On Monday, the Internet hactivist group Anonymous decided to take on yet another alleged high school sexual assault scandal, with many observers comparing the group’s new vigilante justice effort to their laudable work with the Steubenville rape case.
Officials in Maryville, Missouri are being pressured by Anonymous to investigate the alleged assault and rape of two girls by football players at the local high school, which resulted in such extreme ostracization of the victims that they were forced to flee town.
The house of one of the families was even burned down, though officials have not linked the event to the rape case.
As they usually do, Anonymous released a video to YouTube announcing the campaign, dubbed #opMaryville. As has happened in the past, YouTube quickly intervened and blocked the video from Anonymous’ channel.

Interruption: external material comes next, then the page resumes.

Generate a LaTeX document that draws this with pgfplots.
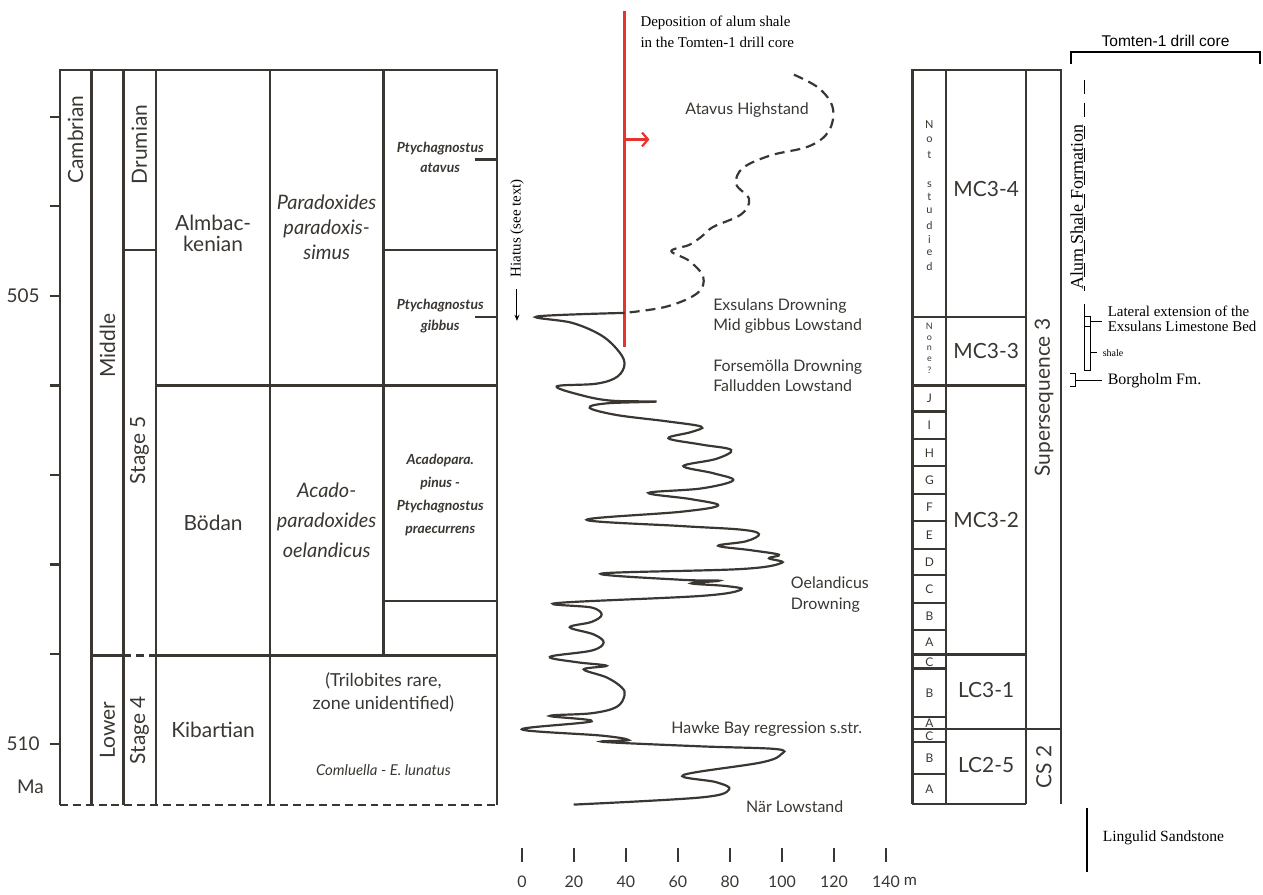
\documentclass[border=0pt]{standalone}
\usepackage{fontspec}
\setmainfont{Lato}
\newfontfamily\tms{Liberation Serif}
\newfontfamily\arl{Liberation Sans}
\usepackage{pgfplots}
\pgfplotsset{compat=1.18}
\usetikzlibrary{arrows.meta}
\definecolor{ln}{RGB}{58,54,50}
\definecolor{rd}{RGB}{228,52,44}
\newcommand{\fs}[2]{\fontsize{#1}{#2}\selectfont}
\tikzset{fr/.style={line width=1.1pt, draw=ln}}
\begin{document}
\begin{tikzpicture}
% ---------- layout axis, in pixel units ----------
\begin{axis}[at={(0,0)}, anchor=south west, width=631.5pt, height=447pt, scale only axis,
  xmin=0, xmax=1263, ymin=0, ymax=894, y dir=reverse, hide axis, clip=false]
\path (0,0) rectangle (1263,894);
% left block
\draw[fr] (56,808) -- (56,70) -- (495,70) -- (495,808);
\pgfplotsinvokeforeach{88,120,153,267}{\draw[fr] (#1,70) -- (#1,808);}
\draw[fr] (381,70) -- (381,658);
\draw[fr, dash pattern=on 4pt off 2.5pt] (56,808) -- (495,808);
\draw[fr] (120,251) -- (153,251);
\draw[fr] (381,251) -- (495,251);
\draw[fr] (153,387) -- (495,387);
\draw[fr] (381,603) -- (495,603);
\draw[fr] (88,658) -- (120,658);
\draw[fr, dash pattern=on 4pt off 2.5pt] (120,658) -- (153,658);
\draw[fr] (153,658) -- (495,658);
\draw[fr] (473,160) -- (495,160);
\draw[fr] (473,318) -- (495,318);
\node[rotate=90, text=ln, font={\fs{10.5}{12}}] at (72,140) {Cambrian};
\node[rotate=90, text=ln, font={\fs{10.5}{12}}] at (104,347) {Middle};
\node[rotate=90, text=ln, font={\fs{10.5}{12}}] at (104,733) {Lower};
\node[rotate=90, text=ln, font={\fs{10.5}{12}}] at (136,145) {Drumian};
\node[rotate=90, text=ln, font={\fs{10.5}{12}}] at (136,452) {Stage 5};
\node[rotate=90, text=ln, font={\fs{10.5}{12}}] at (136,733) {Stage 4};
\node[align=center, text=ln, font={\fs{10.5}{10.5}}] at (210,234) {Almbac-\\kenian};
\node[text=ln, font={\fs{10.5}{12}}] at (210,525) {Bödan};
\node[text=ln, font={\fs{10.5}{12}}] at (210,733) {Kibartian};
\node[align=center, text=ln, font={\itshape\fs{10}{12.5}}] at (324,228) {Paradoxides\\paradoxis-\\simus};
\node[align=center, text=ln, font={\itshape\fs{10}{15}}] at (324,522) {Acado-\\paradoxides\\oelandicus};
\node[align=center, text=ln, font={\fs{9}{12}}] at (381,695) {(Trilobites rare,\\zone unidentified)};
\node[text=ln, font={\itshape\fs{7.5}{9}}] at (381,773) {Comluella - E. lunatus};
\node[align=center, text=ln, font={\bfseries\itshape\fs{7}{10.5}}] at (438,158) {Ptychagnostus\\atavus};
\node[align=center, text=ln, font={\bfseries\itshape\fs{7}{10.5}}] at (438,317) {Ptychagnostus\\gibbus};
\node[align=center, text=ln, font={\bfseries\itshape\fs{7}{11.5}}] at (438,497) {Acadopara.\\pinus -\\Ptychagnostus\\praecurrens};
% hiatus
\node[rotate=90, font={\tms\fs{7.5}{9}}] at (515,229) {Hiatus (see text)};
\draw[line width=0.5pt, -{Stealth[length=3pt,width=2.5pt]}] (515,290) -- (515,322);
% red line
\draw[rd, line width=1.1pt] (623,11) -- (623,348);
\draw[rd, line width=1.1pt, -{Straight Barb[length=3pt,width=7pt]}] (623,140) -- (648,140);
\node[anchor=west, align=left, font={\tms\fs{7.5}{10.5}}] at (632,32) {Deposition of alum shale\\in the Tomten-1 drill core};
% curve labels
\node[text=ln, font={\fs{8}{10}}] at (746,110) {Atavus Highstand};
\node[anchor=west, align=left, text=ln, font={\fs{8}{10}}] at (705,317) {Exsulans Drowning\\Mid gibbus Lowstand};
\node[anchor=west, align=left, text=ln, font={\fs{8}{10}}] at (705,377) {Forsemölla Drowning\\Falludden Lowstand};
\node[anchor=west, align=left, text=ln, font={\fs{8}{10.5}}] at (783,597) {Oelandicus\\Drowning};
\node[anchor=west, text=ln, font={\fs{8}{10}}] at (663,732) {Hawke Bay regression s.str.};
\node[anchor=west, text=ln, font={\fs{8}{10}}] at (738,810) {När Lowstand};
% right block
\draw[fr] (912,807) -- (912,70) -- (1061,70) -- (1061,807);
\draw[fr] (946,70) -- (946,807);
\draw[fr] (1026,70) -- (1026,807);
\draw[fr] (912,807) -- (1026,807);
\draw[fr] (912,318) -- (1026,318);
\draw[fr] (912,387) -- (1026,387);
\draw[fr] (912,657) -- (1026,657);
\draw[fr] (912,732) -- (1061,732);
\pgfplotsinvokeforeach{413,441,468,496,523,551,577,605,632,671,720,745,777}{\draw[fr] (912,#1) -- (946,#1);}
\node[text=ln, font={\fs{10.5}{12}}] at (986,190) {MC3-4};
\node[text=ln, font={\fs{10.5}{12}}] at (986,352) {MC3-3};
\node[text=ln, font={\fs{10.5}{12}}] at (986,522) {MC3-2};
\node[text=ln, font={\fs{10.5}{12}}] at (986,693) {LC3-1};
\node[text=ln, font={\fs{10.5}{12}}] at (986,768) {LC2-5};
\node[rotate=90, text=ln, font={\fs{10.5}{12}}] at (1044,399) {Supersequence 3};
\node[rotate=90, text=ln, font={\fs{10.5}{12}}] at (1044,770) {CS 2};
% Not studied / None?
\node[text=ln, font={\fs{5.5}{6}}] at (929,125) {N};
\node[text=ln, font={\fs{5.5}{6}}] at (929,140) {o};
\node[text=ln, font={\fs{5.5}{6}}] at (929,155) {t};
\node[text=ln, font={\fs{5.5}{6}}] at (929,185) {s};
\node[text=ln, font={\fs{5.5}{6}}] at (929,198) {t};
\node[text=ln, font={\fs{5.5}{6}}] at (929,212) {u};
\node[text=ln, font={\fs{5.5}{6}}] at (929,226) {d};
\node[text=ln, font={\fs{5.5}{6}}] at (929,240) {i};
\node[text=ln, font={\fs{5.5}{6}}] at (929,254) {e};
\node[text=ln, font={\fs{5.5}{6}}] at (929,268) {d};
\node[text=ln, font={\fs{4.5}{5}}] at (929,328) {N};
\node[text=ln, font={\fs{4.5}{5}}] at (929,339) {o};
\node[text=ln, font={\fs{4.5}{5}}] at (929,350) {n};
\node[text=ln, font={\fs{4.5}{5}}] at (929,361) {e};
\node[text=ln, font={\fs{4.5}{5}}] at (929,372) {?};
% letter boxes
\node[text=ln, font={\fs{6}{7}}] at (929,400) {J};
\node[text=ln, font={\fs{6}{7}}] at (929,427) {I};
\node[text=ln, font={\fs{6}{7}}] at (929,454.5) {H};
\node[text=ln, font={\fs{6}{7}}] at (929,482) {G};
\node[text=ln, font={\fs{6}{7}}] at (929,509.5) {F};
\node[text=ln, font={\fs{6}{7}}] at (929,537) {E};
\node[text=ln, font={\fs{6}{7}}] at (929,564) {D};
\node[text=ln, font={\fs{6}{7}}] at (929,591) {C};
\node[text=ln, font={\fs{6}{7}}] at (929,618.5) {B};
\node[text=ln, font={\fs{6}{7}}] at (929,645) {A};
\node[text=ln, font={\fs{6}{7}}] at (929,664.5) {C};
\node[text=ln, font={\fs{6}{7}}] at (929,695.5) {B};
\node[text=ln, font={\fs{6}{7}}] at (929,726) {A};
\node[text=ln, font={\fs{6}{7}}] at (929,738.5) {C};
\node[text=ln, font={\fs{6}{7}}] at (929,761) {B};
\node[text=ln, font={\fs{6}{7}}] at (929,792) {A};
% Tomten-1 drill core annotations
\node[font={\arl\fs{7.8}{9}}] at (1166,41) {Tomten-1 drill core};
\draw[line width=1.1pt] (1071,64) -- (1071,52) -- (1261,52) -- (1261,64);
\draw[line width=0.6pt, dash pattern=on 7pt off 4.5pt] (1085,80) -- (1085,292);
\node[rotate=90, anchor=base, font={\tms\fs{9}{10}}] at (1083,208) {Alum Shale Formation};
\draw[line width=0.6pt] (1085,305) -- (1085,372);
\draw[line width=0.6pt] (1085,328) rectangle (1091,372);
\draw[line width=0.6pt] (1085,318) rectangle (1091,328);
\draw[line width=0.6pt] (1091,323) -- (1102,323);
\node[anchor=west, align=left, font={\tms\fs{7.5}{8}}] at (1101,320) {Lateral extension of the\\Exsulans Limestone Bed};
\draw[line width=0.6pt] (1091,354) -- (1097,354);
\node[anchor=west, font={\tms\fs{5}{6}}] at (1096,354) {shale};
\draw[line width=0.6pt] (1070,375) -- (1076,375) -- (1076,388) -- (1070,388);
\draw[line width=0.6pt] (1076,382) -- (1102,382);
\node[anchor=west, font={\tms\fs{8}{9}}] at (1101,382) {Borgholm Fm.};
\draw[line width=1.1pt] (1087,811) -- (1087,875);
\node[anchor=west, font={\tms\fs{7.8}{9}}] at (1096,841) {Lingulid Sandstone};
\end{axis}
% ---------- data axis: relative sea level (m) against age (Ma) ----------
\begin{axis}[at={(0,0)}, anchor=south west, width=631.5pt, height=447pt, scale only axis,
  xmin=-199.23, xmax=284.67, ymin=501.696, ymax=511.641, y dir=reverse, hide axis, clip=false]
% age ticks
\pgfplotsinvokeforeach{503,504,505,506,507,508,509,510}{\draw[fr] (axis cs:-181.6,#1) -- (axis cs:-177.8,#1);}
\node[anchor=east, text=ln, font={\fs{9.5}{11}}] at (axis cs:-182.8,505) {505};
\node[anchor=east, text=ln, font={\fs{9.5}{11}}] at (axis cs:-182.8,510) {510};
\node[text=ln, font={\fs{9.5}{11}}] at (axis cs:-189.0,510.48) {Ma};
% metre scale
\pgfplotsinvokeforeach{0,20,40,60,80,100,120,140}{
  \draw[fr] (axis cs:#1,511.17) -- (axis cs:#1,511.32);
  \node[text=ln, font={\fs{8}{9}}] at (axis cs:#1,511.54) {#1};}
\node[text=ln, font={\fs{8}{9}}] at (axis cs:149.4,511.54) {m};
% solid sea-level curve
\addplot[ln, line width=1.1pt, smooth, tension=0.6] coordinates {
(39.46,505.19) (5.75,505.23) (19.16,505.30) (29.89,505.43) (36.40,505.59) (39.46,505.75)
(36.78,505.90) (28.74,505.98) (13.41,506.01) (22.99,506.11) (34.48,506.17) (51.72,506.18)
(32.57,506.20) (26.05,506.25) (36.40,506.33) (55.56,506.40) (68.97,506.46) (65.13,506.52)
(56.32,506.59) (68.97,506.66) (80.46,506.72) (74.71,506.82) (62.07,506.90) (73.56,506.98)
(81.23,507.06) (68.97,507.15) (48.66,507.20) (65.13,507.27) (75.48,507.34) (61.30,507.41)
(24.90,507.50) (61.30,507.57) (84.29,507.61) (91.19,507.66) (86.21,507.74) (75.48,507.79)
(88.12,507.84) (98.85,507.89) (95.02,507.93) (100.0,507.98) (84.29,508.05) (30.65,508.10)
(61.30,508.17) (75.86,508.18) (65.13,508.21) (78.54,508.24) (84.29,508.28) (68.97,508.35)
(13.41,508.43) (26.82,508.48) (30.65,508.56) (26.82,508.64) (18.39,508.70) (27.59,508.78)
(31.42,508.87) (26.82,508.96) (10.73,509.03) (21.07,509.09) (32.57,509.13) (23.75,509.17)
(32.57,509.26) (38.31,509.37) (39.46,509.46) (36.40,509.59) (26.82,509.66) (10.73,509.69)
(26.82,509.75) (0.00,509.84) (30.65,509.91) (41.00,509.96) (31.42,509.98) (68.97,510.03)
(97.70,510.06) (99.62,510.12) (91.95,510.21) (62.07,510.35) (74.71,510.43) (79.69,510.51)
(68.97,510.60) (19.92,510.68)
};
% dashed (inferred) part
\addplot[ln, line width=1.1pt, smooth, tension=0.6, dash pattern=on 5pt off 3pt] coordinates {
(104.60,502.53) (114.18,502.68) (119.54,502.90) (118.01,503.16) (110.34,503.33) (95.79,503.43)
(85.06,503.57) (82.38,503.75) (87.36,503.92) (84.29,504.09) (73.56,504.23) (68.97,504.34)
(64.37,504.43) (57.47,504.50) (64.37,504.61) (69.73,504.79) (67.43,504.97) (55.56,505.12)
(39.46,505.19)
};
\end{axis}
\end{tikzpicture}
\end{document}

On the crypt0nymous Tumblr page, a representative for the group announced the takedown citing a violation of the community guidelines. Anonymous is now petitioning YouTube for the specific guideline violation that led to the takedown.
“Since when is helping a rape victim an act of spam, scams, and commercially deceptive?” Anonymous argues. “The video was uploaded on October 14, so why did YouTUBE started to censor this video 2 days after the upload. Mainstream media, blogs, social networks etc. pick up this topic (including the video) and rised up to a national topic. The video raised to 130.000+ views until it was censored by the YouTUBE Team.”

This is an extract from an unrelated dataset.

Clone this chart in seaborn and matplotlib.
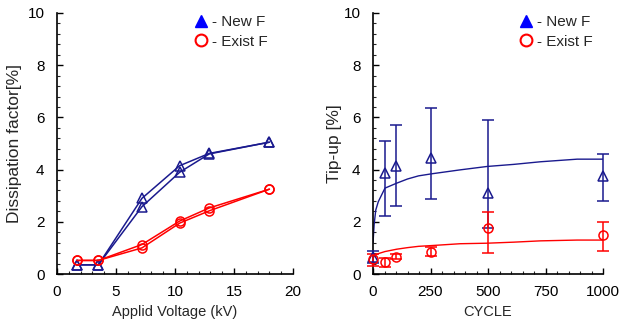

YouTube has taken down Anonymous videos in the past, and even shut down an Anonymous video account without providing reason last year. After a massive social and media outcry, the channel was later restored with no explanation.

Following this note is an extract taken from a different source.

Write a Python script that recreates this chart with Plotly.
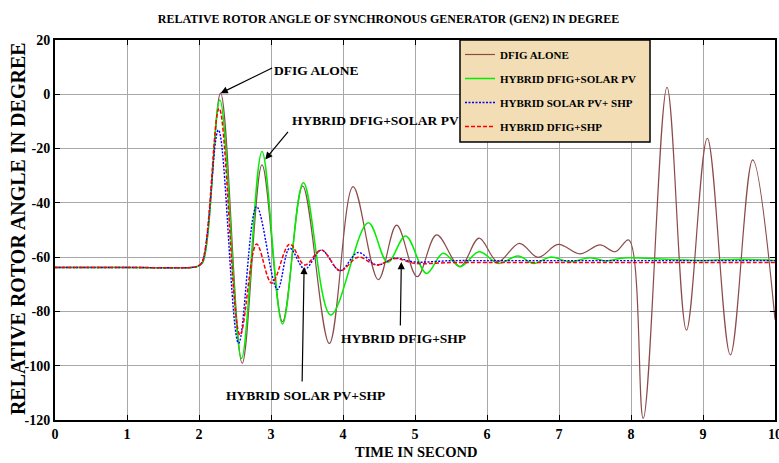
import plotly.graph_objects as go

# ---- data ----
t_dfig = [0, 1.0, 1.9, 1.97, 2.05, 2.30, 2.60, 2.875, 3.16, 3.44, 3.81, 4.14, 4.49, 4.745, 5.03, 5.30,
          5.625, 5.89, 6.15, 6.45, 6.71, 6.99, 7.29, 7.57, 7.78, 7.97, 8.17, 8.50, 8.77, 9.06,
          9.38, 9.69, 10.0]
v_dfig = [-63.8, -63.8, -63.8, -63.5, -62, 0.4, -99.1, -26, -83.8, -33.8, -91.8, -34, -68.3, -48.2, -67.2, -51.8,
          -63.5, -53, -61.7, -54.9, -60.1, -55.3, -58.8, -55.5, -58, -53.7, -119.4, 2.6, -86.9, -16.2,
          -96, -24.2, -83]

t_pv = [0, 1.0, 1.9, 1.97, 2.05, 2.29, 2.59, 2.875, 3.16, 3.45, 3.83, 4.35, 4.62, 4.87, 5.16, 5.39, 5.63,
        5.89, 6.16, 6.43, 6.65, 6.88, 7.15, 7.43, 7.65, 7.9, 8.5, 9.0, 9.5, 10]
v_pv = [-63.8, -63.8, -63.8, -63.5, -62, -2.1, -97.3, -21.1, -84.6, -32.6, -81.3, -47.3, -61.9, -52.2, -66, -58.6, -63.5,
        -58, -62.3, -59.6, -62.3, -60, -61.7, -60.2, -61.4, -60.3, -60.8, -61.2, -60.8, -61.2]

t_pvshp = [0, 1.0, 1.9, 1.96, 2.04, 2.27, 2.55, 2.80, 3.09, 3.26, 3.47, 3.70, 3.96, 4.21, 4.47, 4.72, 5.0,
           5.5, 6, 7, 8, 9, 10]
v_pvshp = [-63.8, -63.8, -63.8, -63.5, -62, -13.2, -91.7, -41.4, -71.9, -56.7, -64.4, -57.4, -65, -58.3, -62.9, -60.4, -61.8,
           -61.3, -61.3, -61.3, -61.3, -61.3, -61.3]

t_shp = [0, 1.0, 1.9, 1.96, 2.04, 2.28, 2.57, 2.80, 3.01, 3.26, 3.47, 3.70, 3.96, 4.21, 4.47, 4.72, 5.0,
         5.5, 6, 7, 8, 9, 10]
v_shp = [-63.8, -63.8, -63.8, -63.5, -62, -5.2, -88.7, -55.2, -69.6, -55.2, -62.9, -57.4, -65, -60, -62.9, -60.5, -62.3,
         -62, -62, -62, -62, -62, -62]

names = ["DFIG ALONE", "HYBRID DFIG+SOLAR PV", "HYBRID SOLAR PV+ SHP", "HYBRID DFIG+SHP"]
x_ticks = [0, 1, 2, 3, 4, 5, 6, 7, 8, 9, 10]
y_ticks = [20, 0, -20, -40, -60, -80, -100, -120]

SERIF = "Liberation Serif, Times New Roman, serif"

fig = go.Figure()
series = [
    (t_dfig, v_dfig, names[0], "#8c4b4b", "solid", 1.2),
    (t_pv, v_pv, names[1], "#00ee00", "solid", 1.5),
    (t_pvshp, v_pvshp, names[2], "#0000ff", "2px,1.5px", 1.4),
    (t_shp, v_shp, names[3], "#ff0000", "4px,2px", 1.5),
]
for i, (tx, vy, nm, col, dash, w) in enumerate(series):
    fig.add_trace(go.Scatter(
        x=tx, y=vy, name=nm, mode="lines", legendgroup=str(i),
        line=dict(color=col, dash=dash, width=w, shape="spline", smoothing=1.0),
    ))

axis_common = dict(
    showgrid=True, gridcolor="#a8a8a8", gridwidth=1,
    showline=True, linecolor="black", linewidth=2, mirror="allticks",
    ticks="inside", ticklen=5, tickcolor="black", tickwidth=1,
    zeroline=False, automargin=False, ticklabeloverflow="allow",
    tickfont=dict(family=SERIF, size=14, color="black", weight="bold"),
)
fig.update_xaxes(range=[0, 10], tickvals=x_ticks, ticktext=[str(v) for v in x_ticks], **axis_common)
fig.update_yaxes(range=[-120, 20], tickvals=y_ticks, ticktext=[str(v) for v in y_ticks], **axis_common)

ann_font = dict(family=SERIF, size=13.5, color="black", weight="bold")
annotations = [
    # labels
    dict(x=3.01, y=8.9, text="DFIG ALONE", showarrow=False, xanchor="left", yanchor="middle", font=ann_font),
    dict(x=3.26, y=-9.5, text="HYBRID DFIG+SOLAR PV", showarrow=False, xanchor="left", yanchor="middle", font=ann_font),
    dict(x=3.94, y=-89.8, text="HYBRID DFIG+SHP", showarrow=False, xanchor="left", yanchor="middle", font=ann_font),
    dict(x=2.35, y=-110.8, text="HYBRID SOLAR PV+SHP", showarrow=False, xanchor="left", yanchor="middle", font=ann_font),
    # arrows
    dict(x=t_dfig[5], y=v_dfig[5], text="", showarrow=True, ax=53, ay=-26, arrowhead=2, arrowsize=1.2, arrowwidth=1.2, arrowcolor="black"),
    dict(x=2.92, y=-24, text="", showarrow=True, ax=24, ay=-29, arrowhead=2, arrowsize=1.2, arrowwidth=1.2, arrowcolor="black"),
    dict(x=4.81, y=-61.8, text="", showarrow=True, ax=-1, ay=65, arrowhead=2, arrowsize=1.2, arrowwidth=1.2, arrowcolor="black"),
    dict(x=3.46, y=-63.6, text="", showarrow=True, ax=-2, ay=116, arrowhead=2, arrowsize=1.2, arrowwidth=1.2, arrowcolor="black"),
    # axis titles
    dict(xref="paper", yref="paper", x=0.501, y=-0.084, text="TIME IN SECOND", showarrow=False,
         xanchor="center", yanchor="middle", font=dict(family=SERIF, size=14.5, color="black", weight="bold")),
    dict(xref="paper", yref="paper", x=-0.0514, y=0.505, text="RELATIVE ROTOR ANGLE IN DEGREE", showarrow=False,
         textangle=-90, xanchor="center", yanchor="middle", font=dict(family=SERIF, size=20, color="black", weight="bold")),
]

fig.update_layout(
    width=779, height=463,
    margin=dict(l=55, r=4, t=40, b=43),
    paper_bgcolor="white", plot_bgcolor="white",
    title=dict(text="RELATIVE ROTOR ANGLE OF SYNCHRONOUS GENERATOR (GEN2) IN DEGREE",
               x=0.4987, xanchor="center", y=1 - 19 / 463, yanchor="middle", automargin=False,
               font=dict(family=SERIF, size=12, color="black", weight="bold")),
    annotations=annotations,
    shapes=[dict(type="rect", xref="paper", yref="paper", x0=0.5625, x1=0.8264, y0=0.7316, y1=1.0,
                 fillcolor="#f3ddb5", line=dict(color="black", width=1.5), layer="above")],
    legend=dict(x=0.5625, y=1.0, xanchor="left", yanchor="top", bgcolor="rgba(0,0,0,0)",
                borderwidth=0, tracegroupgap=5,
                font=dict(family=SERIF, size=11, color="black", weight="bold")),
    showlegend=True,
)

# remove the browser's default 8px body margin so the 779x463 figure fills the window
fig.write_html(
    "out.html",
    config={"displayModeBar": False},
    post_script="document.documentElement.style.overflow='hidden';"
                "document.body.style.margin='0px';document.body.style.overflow='hidden';",
)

In addition to video restoration, Anonymous’ patience with YouTube seems to be wearing thin. The outright accusations and criticism contained in their blog post seem to suggest that Anonymous is more interested in provoking Google’s video sharing site into finally giving an explanation for their seemingly arbitrary takedown policies.
“If YouTUBE… YouRAPE will not publish a statement with a detailed explanation which ‘Community Guideline’ was hurt with this video, this was, is and always will be a form of censorship not only regarding the video, also the Daisy and the horrible thing that happened to her.
“We don’t care about mainstream media attention, we care about people. We want justice! #opMaryville.”